- _Problem_: Pick out the lines below that contain the string "this" and copy them all.

- _Entries provided_:

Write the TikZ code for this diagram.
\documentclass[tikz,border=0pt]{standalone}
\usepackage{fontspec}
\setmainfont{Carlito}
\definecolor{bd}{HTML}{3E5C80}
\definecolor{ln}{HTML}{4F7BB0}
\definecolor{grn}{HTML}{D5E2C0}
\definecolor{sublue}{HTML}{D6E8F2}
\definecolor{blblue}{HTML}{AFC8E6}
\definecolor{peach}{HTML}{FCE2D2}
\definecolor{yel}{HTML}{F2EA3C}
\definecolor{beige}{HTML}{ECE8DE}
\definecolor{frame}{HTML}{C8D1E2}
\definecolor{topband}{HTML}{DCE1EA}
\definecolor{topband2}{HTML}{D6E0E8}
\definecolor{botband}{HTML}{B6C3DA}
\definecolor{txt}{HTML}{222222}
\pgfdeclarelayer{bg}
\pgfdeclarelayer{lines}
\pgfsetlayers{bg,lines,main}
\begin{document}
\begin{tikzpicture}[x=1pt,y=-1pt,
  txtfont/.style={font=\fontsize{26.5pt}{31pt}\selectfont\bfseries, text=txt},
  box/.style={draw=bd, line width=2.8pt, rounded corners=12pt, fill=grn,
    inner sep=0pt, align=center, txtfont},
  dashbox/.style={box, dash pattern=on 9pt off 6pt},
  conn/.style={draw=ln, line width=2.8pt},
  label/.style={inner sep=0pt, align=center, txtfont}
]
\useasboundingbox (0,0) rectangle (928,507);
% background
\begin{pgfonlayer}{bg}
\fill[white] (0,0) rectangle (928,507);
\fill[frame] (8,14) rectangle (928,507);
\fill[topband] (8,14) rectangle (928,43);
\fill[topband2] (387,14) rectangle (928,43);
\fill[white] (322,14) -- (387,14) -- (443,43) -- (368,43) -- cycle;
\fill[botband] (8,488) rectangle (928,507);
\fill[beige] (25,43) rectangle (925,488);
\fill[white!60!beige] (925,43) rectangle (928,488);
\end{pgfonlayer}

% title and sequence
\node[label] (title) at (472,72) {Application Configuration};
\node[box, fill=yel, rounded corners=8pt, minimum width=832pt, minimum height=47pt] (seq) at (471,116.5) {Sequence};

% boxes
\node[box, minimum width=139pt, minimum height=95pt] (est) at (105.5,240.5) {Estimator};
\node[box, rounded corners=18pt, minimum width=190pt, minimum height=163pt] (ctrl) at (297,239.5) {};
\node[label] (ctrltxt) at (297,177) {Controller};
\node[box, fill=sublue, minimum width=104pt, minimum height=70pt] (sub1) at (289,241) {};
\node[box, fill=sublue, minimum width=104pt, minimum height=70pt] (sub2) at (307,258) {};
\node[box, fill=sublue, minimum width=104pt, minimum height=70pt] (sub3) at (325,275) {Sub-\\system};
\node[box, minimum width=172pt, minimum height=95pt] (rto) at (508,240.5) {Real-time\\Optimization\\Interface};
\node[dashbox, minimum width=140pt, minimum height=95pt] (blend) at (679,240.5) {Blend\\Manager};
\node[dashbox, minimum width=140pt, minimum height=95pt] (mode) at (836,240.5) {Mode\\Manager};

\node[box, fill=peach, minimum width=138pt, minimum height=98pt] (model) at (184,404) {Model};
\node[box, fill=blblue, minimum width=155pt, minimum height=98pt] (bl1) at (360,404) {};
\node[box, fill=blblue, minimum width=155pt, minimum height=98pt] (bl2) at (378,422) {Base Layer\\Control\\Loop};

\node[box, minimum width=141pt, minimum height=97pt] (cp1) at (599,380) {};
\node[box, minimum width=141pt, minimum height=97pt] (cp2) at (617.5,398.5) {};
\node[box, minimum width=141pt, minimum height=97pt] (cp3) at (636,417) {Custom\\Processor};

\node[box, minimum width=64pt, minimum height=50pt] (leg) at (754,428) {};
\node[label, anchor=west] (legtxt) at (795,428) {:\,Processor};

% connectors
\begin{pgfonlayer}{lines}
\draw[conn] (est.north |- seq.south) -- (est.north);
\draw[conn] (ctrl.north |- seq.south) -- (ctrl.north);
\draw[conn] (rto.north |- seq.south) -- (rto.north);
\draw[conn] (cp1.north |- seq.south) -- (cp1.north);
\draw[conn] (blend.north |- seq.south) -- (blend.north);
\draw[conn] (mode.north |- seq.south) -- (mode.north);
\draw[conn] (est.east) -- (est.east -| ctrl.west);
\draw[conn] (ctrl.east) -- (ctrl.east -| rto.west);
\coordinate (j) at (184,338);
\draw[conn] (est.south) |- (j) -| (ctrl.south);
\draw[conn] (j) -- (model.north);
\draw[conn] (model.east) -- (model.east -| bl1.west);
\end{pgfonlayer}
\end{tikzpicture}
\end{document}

==

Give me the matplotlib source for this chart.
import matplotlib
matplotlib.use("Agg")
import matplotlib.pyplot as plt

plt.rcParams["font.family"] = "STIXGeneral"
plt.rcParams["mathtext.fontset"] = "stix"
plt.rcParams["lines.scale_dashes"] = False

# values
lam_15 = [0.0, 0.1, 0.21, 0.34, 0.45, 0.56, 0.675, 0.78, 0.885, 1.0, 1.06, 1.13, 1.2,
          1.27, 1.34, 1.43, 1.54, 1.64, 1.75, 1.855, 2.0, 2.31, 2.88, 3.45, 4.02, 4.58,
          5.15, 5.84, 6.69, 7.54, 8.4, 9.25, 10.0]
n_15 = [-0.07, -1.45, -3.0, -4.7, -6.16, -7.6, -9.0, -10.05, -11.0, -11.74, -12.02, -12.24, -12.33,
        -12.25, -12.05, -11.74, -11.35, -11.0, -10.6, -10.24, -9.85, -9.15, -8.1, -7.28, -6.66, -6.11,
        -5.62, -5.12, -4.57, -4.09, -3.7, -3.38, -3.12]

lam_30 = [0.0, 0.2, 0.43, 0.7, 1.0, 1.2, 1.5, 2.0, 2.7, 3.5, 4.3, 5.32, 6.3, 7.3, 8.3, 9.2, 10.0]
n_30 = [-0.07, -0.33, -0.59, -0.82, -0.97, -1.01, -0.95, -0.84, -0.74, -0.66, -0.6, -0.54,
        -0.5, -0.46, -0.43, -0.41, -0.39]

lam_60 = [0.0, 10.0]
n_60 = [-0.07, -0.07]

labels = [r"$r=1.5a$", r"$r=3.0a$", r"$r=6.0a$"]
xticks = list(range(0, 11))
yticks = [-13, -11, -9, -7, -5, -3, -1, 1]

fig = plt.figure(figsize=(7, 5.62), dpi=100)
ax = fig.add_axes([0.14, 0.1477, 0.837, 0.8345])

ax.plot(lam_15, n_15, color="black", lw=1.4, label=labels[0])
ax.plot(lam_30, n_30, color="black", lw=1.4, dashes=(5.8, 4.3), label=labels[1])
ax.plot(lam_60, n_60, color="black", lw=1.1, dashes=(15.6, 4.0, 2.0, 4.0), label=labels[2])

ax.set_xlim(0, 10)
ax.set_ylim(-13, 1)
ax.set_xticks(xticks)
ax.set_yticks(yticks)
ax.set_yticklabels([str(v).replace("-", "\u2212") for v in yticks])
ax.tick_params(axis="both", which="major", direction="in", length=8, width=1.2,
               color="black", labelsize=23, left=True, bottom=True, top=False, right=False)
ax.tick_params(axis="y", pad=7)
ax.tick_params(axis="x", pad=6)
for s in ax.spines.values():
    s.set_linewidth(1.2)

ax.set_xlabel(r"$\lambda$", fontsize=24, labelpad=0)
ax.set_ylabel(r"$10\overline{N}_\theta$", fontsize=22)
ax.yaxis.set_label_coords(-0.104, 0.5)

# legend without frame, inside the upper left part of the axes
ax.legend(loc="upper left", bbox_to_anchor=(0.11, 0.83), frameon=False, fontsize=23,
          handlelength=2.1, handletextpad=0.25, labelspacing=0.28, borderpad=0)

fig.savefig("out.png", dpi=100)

- _Full output_:
Write the TikZ code for this diagram.
Give me the matplotlib source for this chart.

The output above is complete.